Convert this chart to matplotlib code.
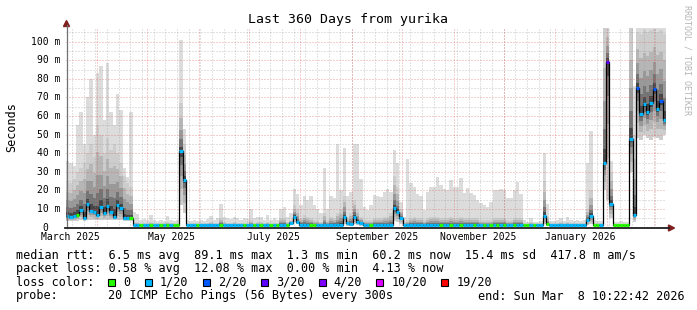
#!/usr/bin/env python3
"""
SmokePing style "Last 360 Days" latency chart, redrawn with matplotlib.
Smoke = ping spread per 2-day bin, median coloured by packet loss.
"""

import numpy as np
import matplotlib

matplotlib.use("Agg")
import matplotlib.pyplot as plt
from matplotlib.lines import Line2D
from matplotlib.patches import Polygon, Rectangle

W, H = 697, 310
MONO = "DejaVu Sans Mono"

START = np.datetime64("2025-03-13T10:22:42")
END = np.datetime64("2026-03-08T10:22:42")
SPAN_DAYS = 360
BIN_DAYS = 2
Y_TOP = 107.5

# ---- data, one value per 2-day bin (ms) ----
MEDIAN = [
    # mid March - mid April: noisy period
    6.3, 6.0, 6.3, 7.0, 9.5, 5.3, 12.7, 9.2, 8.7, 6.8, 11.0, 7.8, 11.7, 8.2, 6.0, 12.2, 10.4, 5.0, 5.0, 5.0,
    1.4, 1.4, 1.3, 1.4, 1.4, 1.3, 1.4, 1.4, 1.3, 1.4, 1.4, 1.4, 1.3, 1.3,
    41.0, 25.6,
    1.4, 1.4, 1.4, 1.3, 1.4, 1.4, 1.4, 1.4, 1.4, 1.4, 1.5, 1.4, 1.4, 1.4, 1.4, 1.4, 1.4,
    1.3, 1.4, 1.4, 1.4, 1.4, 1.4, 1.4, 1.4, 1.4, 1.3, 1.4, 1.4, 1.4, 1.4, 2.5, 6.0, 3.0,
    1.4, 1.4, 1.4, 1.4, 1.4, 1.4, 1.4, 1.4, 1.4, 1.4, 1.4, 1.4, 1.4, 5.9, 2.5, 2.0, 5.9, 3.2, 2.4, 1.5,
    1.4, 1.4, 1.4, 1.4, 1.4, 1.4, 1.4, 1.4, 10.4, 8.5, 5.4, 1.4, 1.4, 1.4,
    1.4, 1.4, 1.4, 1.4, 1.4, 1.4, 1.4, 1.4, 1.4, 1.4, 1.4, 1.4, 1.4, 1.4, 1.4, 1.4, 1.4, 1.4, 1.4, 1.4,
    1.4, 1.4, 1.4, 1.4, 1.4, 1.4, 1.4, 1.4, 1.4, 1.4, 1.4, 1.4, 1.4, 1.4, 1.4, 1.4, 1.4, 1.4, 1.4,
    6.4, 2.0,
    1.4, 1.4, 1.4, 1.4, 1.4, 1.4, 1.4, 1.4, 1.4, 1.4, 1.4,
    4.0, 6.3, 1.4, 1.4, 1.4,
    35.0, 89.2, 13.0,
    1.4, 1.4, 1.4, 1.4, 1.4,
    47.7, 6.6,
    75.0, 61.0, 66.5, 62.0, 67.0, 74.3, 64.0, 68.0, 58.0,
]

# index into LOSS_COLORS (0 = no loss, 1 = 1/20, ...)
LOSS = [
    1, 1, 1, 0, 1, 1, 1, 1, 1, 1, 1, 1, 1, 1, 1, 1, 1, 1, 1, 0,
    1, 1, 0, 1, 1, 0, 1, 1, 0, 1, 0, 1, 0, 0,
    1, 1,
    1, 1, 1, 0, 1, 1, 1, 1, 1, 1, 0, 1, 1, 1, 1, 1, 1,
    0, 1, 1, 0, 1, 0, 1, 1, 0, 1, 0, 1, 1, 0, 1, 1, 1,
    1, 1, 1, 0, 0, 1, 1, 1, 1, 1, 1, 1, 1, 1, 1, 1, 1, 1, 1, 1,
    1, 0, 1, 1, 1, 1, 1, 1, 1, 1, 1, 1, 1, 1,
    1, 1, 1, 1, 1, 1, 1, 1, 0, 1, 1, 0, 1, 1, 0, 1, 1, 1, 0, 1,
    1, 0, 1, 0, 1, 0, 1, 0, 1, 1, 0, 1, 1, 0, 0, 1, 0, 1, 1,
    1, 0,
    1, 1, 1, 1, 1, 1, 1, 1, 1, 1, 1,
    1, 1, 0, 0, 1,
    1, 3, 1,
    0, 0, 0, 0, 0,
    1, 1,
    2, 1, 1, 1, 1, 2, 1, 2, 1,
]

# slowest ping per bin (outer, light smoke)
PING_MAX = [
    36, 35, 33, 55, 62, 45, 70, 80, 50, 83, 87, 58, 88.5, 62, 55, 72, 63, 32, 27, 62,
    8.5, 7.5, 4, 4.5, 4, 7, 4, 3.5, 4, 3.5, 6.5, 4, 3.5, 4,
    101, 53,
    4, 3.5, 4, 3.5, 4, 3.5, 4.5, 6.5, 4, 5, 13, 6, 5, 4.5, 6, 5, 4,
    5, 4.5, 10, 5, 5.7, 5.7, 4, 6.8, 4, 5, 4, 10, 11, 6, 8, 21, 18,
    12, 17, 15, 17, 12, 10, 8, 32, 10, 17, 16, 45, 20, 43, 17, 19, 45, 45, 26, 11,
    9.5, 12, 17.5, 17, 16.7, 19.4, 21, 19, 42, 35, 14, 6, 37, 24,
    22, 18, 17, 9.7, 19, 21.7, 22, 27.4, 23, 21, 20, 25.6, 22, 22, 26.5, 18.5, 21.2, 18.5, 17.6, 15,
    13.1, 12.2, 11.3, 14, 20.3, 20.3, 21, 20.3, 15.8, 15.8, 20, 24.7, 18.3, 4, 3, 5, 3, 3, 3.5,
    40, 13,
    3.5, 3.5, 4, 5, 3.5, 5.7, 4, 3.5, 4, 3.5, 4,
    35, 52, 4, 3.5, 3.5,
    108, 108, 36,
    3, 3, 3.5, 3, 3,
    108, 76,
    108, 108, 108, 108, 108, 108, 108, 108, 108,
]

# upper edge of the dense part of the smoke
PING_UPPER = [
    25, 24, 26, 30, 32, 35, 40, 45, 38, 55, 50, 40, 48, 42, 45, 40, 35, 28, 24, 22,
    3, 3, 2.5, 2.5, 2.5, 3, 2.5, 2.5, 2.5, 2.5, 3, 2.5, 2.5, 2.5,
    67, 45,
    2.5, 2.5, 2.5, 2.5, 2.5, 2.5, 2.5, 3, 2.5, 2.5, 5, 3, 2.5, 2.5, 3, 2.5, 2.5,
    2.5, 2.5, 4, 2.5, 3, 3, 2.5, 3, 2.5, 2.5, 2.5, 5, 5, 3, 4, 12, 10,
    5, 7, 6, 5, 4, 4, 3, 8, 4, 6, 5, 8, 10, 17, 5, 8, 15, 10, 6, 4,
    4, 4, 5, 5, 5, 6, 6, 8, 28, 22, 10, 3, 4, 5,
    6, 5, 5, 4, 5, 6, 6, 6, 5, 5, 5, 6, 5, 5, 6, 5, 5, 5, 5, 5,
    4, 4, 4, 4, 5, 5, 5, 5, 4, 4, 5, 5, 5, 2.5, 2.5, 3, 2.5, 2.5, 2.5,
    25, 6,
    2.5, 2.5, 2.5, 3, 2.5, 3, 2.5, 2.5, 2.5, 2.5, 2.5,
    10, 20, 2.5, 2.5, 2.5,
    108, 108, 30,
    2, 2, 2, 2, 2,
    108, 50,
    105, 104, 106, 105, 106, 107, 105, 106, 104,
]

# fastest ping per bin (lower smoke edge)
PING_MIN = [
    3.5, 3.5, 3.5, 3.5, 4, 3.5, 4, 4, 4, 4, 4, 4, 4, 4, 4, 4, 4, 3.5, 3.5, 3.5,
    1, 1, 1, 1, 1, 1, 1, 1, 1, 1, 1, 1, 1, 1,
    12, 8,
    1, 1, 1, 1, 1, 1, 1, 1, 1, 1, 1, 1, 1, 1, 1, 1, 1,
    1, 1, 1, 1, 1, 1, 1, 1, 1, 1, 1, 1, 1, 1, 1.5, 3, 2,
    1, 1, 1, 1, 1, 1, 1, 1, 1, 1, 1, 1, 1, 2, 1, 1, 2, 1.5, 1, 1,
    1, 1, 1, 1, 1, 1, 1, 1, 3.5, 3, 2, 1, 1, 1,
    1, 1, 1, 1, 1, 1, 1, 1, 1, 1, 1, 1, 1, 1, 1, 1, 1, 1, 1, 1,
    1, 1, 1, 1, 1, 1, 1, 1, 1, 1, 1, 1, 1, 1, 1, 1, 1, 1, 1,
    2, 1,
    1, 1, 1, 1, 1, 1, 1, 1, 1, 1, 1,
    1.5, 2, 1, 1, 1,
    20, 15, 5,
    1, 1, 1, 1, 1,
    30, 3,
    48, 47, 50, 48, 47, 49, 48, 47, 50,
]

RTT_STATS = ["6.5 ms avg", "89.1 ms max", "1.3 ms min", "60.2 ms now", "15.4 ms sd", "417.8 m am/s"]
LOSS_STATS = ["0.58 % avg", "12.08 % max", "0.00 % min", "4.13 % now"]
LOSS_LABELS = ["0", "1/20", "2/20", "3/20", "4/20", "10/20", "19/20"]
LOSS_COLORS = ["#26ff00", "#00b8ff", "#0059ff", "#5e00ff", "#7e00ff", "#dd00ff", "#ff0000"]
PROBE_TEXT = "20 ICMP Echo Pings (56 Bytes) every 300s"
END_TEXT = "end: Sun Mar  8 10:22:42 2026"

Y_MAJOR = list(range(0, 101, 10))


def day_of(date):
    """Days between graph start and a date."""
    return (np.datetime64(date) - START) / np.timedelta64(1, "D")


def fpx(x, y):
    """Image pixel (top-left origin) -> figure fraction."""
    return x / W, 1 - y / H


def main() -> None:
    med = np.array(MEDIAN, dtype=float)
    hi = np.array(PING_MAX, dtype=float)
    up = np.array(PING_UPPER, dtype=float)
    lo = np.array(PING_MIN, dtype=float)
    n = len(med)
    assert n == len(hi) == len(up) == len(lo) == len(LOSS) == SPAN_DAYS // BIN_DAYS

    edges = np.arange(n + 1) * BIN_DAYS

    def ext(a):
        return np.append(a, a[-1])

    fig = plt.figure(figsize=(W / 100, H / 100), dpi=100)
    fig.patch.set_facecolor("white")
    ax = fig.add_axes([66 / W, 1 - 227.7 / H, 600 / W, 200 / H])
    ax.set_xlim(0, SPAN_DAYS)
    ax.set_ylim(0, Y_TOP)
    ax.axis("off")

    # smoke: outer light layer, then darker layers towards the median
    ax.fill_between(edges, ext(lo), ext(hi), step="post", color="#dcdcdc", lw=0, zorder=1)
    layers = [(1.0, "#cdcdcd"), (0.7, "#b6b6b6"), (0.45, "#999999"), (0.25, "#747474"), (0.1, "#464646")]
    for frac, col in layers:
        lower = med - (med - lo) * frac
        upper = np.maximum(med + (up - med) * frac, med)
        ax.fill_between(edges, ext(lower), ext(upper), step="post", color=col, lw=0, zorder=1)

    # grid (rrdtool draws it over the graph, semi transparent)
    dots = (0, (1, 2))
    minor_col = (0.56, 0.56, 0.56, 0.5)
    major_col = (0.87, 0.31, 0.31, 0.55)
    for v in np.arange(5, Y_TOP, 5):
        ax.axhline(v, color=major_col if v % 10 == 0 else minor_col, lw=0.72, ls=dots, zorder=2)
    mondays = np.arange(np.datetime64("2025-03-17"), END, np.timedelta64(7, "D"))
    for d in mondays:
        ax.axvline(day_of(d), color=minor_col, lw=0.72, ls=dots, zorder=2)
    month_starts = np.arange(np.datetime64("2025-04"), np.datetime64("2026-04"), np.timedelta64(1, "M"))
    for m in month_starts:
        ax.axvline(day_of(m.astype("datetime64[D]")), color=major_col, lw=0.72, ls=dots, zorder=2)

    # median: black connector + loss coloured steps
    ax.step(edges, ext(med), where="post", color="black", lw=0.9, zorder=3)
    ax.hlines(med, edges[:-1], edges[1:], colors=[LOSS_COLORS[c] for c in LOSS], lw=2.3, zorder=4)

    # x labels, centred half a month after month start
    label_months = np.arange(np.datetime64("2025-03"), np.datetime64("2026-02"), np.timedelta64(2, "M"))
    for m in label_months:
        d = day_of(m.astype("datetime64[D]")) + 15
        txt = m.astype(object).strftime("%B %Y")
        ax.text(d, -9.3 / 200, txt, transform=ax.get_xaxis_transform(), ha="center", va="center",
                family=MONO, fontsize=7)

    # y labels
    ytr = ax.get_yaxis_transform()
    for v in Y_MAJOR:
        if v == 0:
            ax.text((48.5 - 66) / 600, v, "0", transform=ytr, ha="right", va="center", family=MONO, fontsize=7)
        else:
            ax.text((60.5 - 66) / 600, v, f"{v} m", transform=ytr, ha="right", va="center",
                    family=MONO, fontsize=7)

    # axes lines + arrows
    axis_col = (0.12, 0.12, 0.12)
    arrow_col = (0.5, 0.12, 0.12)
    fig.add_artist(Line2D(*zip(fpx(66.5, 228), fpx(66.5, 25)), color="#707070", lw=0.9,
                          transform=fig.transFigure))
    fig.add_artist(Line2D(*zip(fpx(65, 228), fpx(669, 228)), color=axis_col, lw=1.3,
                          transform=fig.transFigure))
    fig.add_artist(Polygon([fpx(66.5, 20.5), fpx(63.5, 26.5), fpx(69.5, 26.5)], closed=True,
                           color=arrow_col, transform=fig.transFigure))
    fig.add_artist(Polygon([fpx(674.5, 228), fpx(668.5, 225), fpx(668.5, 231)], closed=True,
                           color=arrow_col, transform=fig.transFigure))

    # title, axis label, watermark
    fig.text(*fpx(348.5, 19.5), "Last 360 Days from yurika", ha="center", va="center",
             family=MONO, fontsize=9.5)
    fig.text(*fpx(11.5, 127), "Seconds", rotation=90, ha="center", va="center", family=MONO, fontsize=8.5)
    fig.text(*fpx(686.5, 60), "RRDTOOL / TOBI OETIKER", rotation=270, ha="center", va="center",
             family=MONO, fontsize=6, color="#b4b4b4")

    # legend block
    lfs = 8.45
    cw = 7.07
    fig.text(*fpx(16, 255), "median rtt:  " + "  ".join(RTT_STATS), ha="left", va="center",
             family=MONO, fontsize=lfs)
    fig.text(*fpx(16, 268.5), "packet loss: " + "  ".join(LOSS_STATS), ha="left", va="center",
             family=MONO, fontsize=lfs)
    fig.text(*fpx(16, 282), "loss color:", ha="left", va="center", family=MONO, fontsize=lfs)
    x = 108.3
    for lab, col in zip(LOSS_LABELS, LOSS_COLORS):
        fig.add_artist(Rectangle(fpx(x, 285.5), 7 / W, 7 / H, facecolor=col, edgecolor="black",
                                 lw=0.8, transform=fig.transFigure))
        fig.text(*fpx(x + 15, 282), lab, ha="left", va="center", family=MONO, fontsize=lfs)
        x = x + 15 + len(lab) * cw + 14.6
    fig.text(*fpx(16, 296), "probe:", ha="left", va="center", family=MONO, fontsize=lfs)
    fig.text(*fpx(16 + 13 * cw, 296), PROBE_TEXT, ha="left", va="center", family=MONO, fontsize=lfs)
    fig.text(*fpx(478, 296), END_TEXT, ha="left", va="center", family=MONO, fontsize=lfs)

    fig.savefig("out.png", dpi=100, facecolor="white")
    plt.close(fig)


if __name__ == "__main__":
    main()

⁂

• [WORK TO BE COMPLETED]:
Please repeat exactly the data above from its first line to the line that contains "Y_TOP = 107.5", inclusive, and leave every picture out.

• [WRITTEN SOLUTION]:
Convert this chart to matplotlib code.
#!/usr/bin/env python3
"""
SmokePing style "Last 360 Days" latency chart, redrawn with matplotlib.
Smoke = ping spread per 2-day bin, median coloured by packet loss.
"""

import numpy as np
import matplotlib

matplotlib.use("Agg")
import matplotlib.pyplot as plt
from matplotlib.lines import Line2D
from matplotlib.patches import Polygon, Rectangle

W, H = 697, 310
MONO = "DejaVu Sans Mono"

START = np.datetime64("2025-03-13T10:22:42")
END = np.datetime64("2026-03-08T10:22:42")
SPAN_DAYS = 360
BIN_DAYS = 2
Y_TOP = 107.5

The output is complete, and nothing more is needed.